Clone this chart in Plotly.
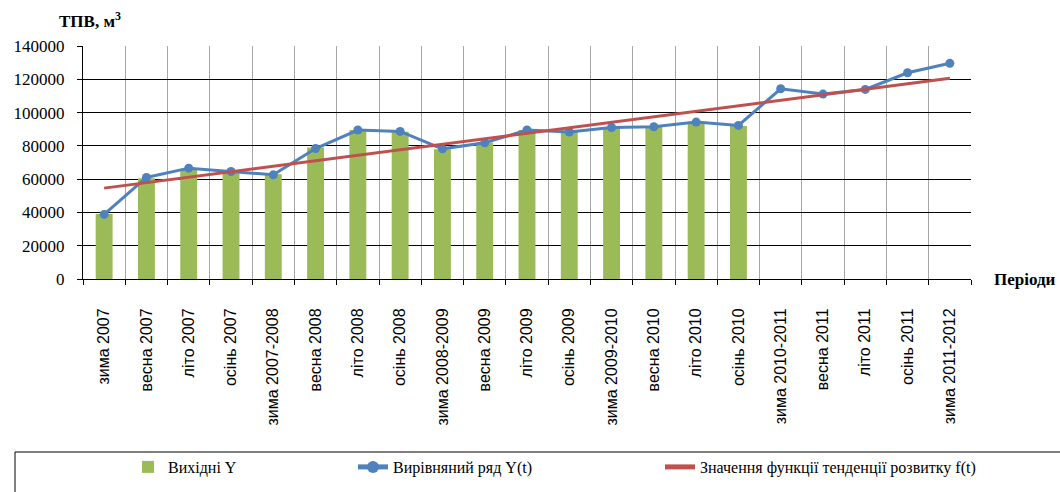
import plotly.graph_objects as go

periods = ["зима 2007", "весна 2007", "літо 2007", "осінь 2007", "зима 2007-2008",
           "весна 2008", "літо 2008", "осінь 2008", "зима 2008-2009", "весна 2009",
           "літо 2009", "осінь 2009", "зима 2009-2010", "весна 2010", "літо 2010",
           "осінь 2010", "зима 2010-2011", "весна 2011", "літо 2011", "осінь 2011",
           "зима 2011-2012"]

source_y = [39000, 60500, 65500, 64000, 63000, 79000, 89500, 88500, 78000, 82000,
            89500, 88500, 91000, 91500, 93500, 92000]

smoothed_y = [38800, 61000, 66600, 64600, 62600, 78400, 89500, 88700, 78200, 81800,
              89500, 88300, 91000, 91500, 94300, 92300, 114300, 111100, 113900, 123900,
              129600]

trend_f = [54600, 57900, 61200, 64500, 67800, 71100, 74400, 77700, 81000, 84300,
           87600, 90900, 94200, 97500, 100800, 104100, 107400, 110700, 114000, 117300,
           120600]

y_ticks = [0, 20000, 40000, 60000, 80000, 100000, 120000, 140000]

serif = "Liberation Serif"
sans = "Liberation Sans"

fig = go.Figure()
fig.add_trace(go.Bar(
    x=periods[:len(source_y)], y=source_y, name="Вихідні Y",
    marker=dict(color="#9bbb59", line=dict(width=0)), width=0.4,
    legendwidth=180,
))
fig.add_trace(go.Scatter(
    x=periods, y=smoothed_y, name="Вирівняний ряд Y(t)", mode="lines+markers",
    line=dict(color="#4f81bd", width=3), marker=dict(color="#4f81bd", size=9, symbol="circle"),
    legendwidth=262,
))
fig.add_trace(go.Scatter(
    x=periods, y=trend_f, name="Значення функції тенденції розвитку f(t)", mode="lines",
    line=dict(color="#c0504d", width=3),
))

fig.update_layout(
    width=1060, height=492,
    margin=dict(l=83, r=89, t=46, b=213, autoexpand=False),
    paper_bgcolor="white", plot_bgcolor="white",
    showlegend=True,
    legend=dict(orientation="h", x=(128 - 83) / 888, xanchor="left",
                y=(279 - 467) / 233, yanchor="middle",
                font=dict(family=serif, size=16, color="black"),
                bgcolor="rgba(0,0,0,0)", borderwidth=0, itemsizing="constant"),
    xaxis=dict(
        type="category", categoryorder="array", categoryarray=periods,
        range=[-0.5, len(periods) - 0.5], automargin=False,
        tickson="boundaries", ticks="outside", ticklen=5, tickcolor="black",
        showgrid=True, gridcolor="#a6a6a6", gridwidth=1,
        showline=True, linecolor="black", linewidth=1,
        tickangle=-90, tickfont=dict(family=sans, size=16, color="black"),
        ticklabelstandoff=22,
    ),
    yaxis=dict(
        range=[0, 140000], tickvals=y_ticks, ticktext=[str(v) for v in y_ticks],
        automargin=False,
        ticks="outside", ticklen=5, tickcolor="black",
        showgrid=True, gridcolor="black", gridwidth=1,
        showline=True, linecolor="black", linewidth=1, zeroline=False,
        tickfont=dict(family=serif, size=17, color="black"),
        ticklabelstandoff=9,
    ),
    bargap=0.6,
    shapes=[dict(type="rect", xref="paper", yref="paper",
                 x0=(15 - 83) / 888, x1=(1070 - 83) / 888,
                 y0=(279 - 452) / 233, y1=(279 - 500) / 233,
                 line=dict(color="black", width=1), fillcolor="rgba(0,0,0,0)")],
    annotations=[
        dict(text="<b>ТПВ, м<sup>3</sup></b>", xref="paper", yref="paper",
             x=(57 - 83) / 888, y=(279 - 20) / 233, xanchor="left", yanchor="middle",
             showarrow=False, font=dict(family=serif, size=17, color="black")),
        dict(text="<b>Періоди</b>", xref="paper", yref="paper",
             x=(992 - 83) / 888, y=(279 - 279) / 233, xanchor="left", yanchor="middle",
             showarrow=False, font=dict(family=serif, size=17, color="black")),
    ],
)

fig.write_html("out.html", config={"displayModeBar": False},
               post_script="document.body.style.margin='0';document.body.style.overflow='hidden';")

■ ■ ■ ■ ■ ■ ■

Write down every line from the opening of the listing to the line with "import plotly.graph_objects as go", both included, and nothing else; the pictures are omitted.

Task answer:
Clone this chart in Plotly.
import plotly.graph_objects as go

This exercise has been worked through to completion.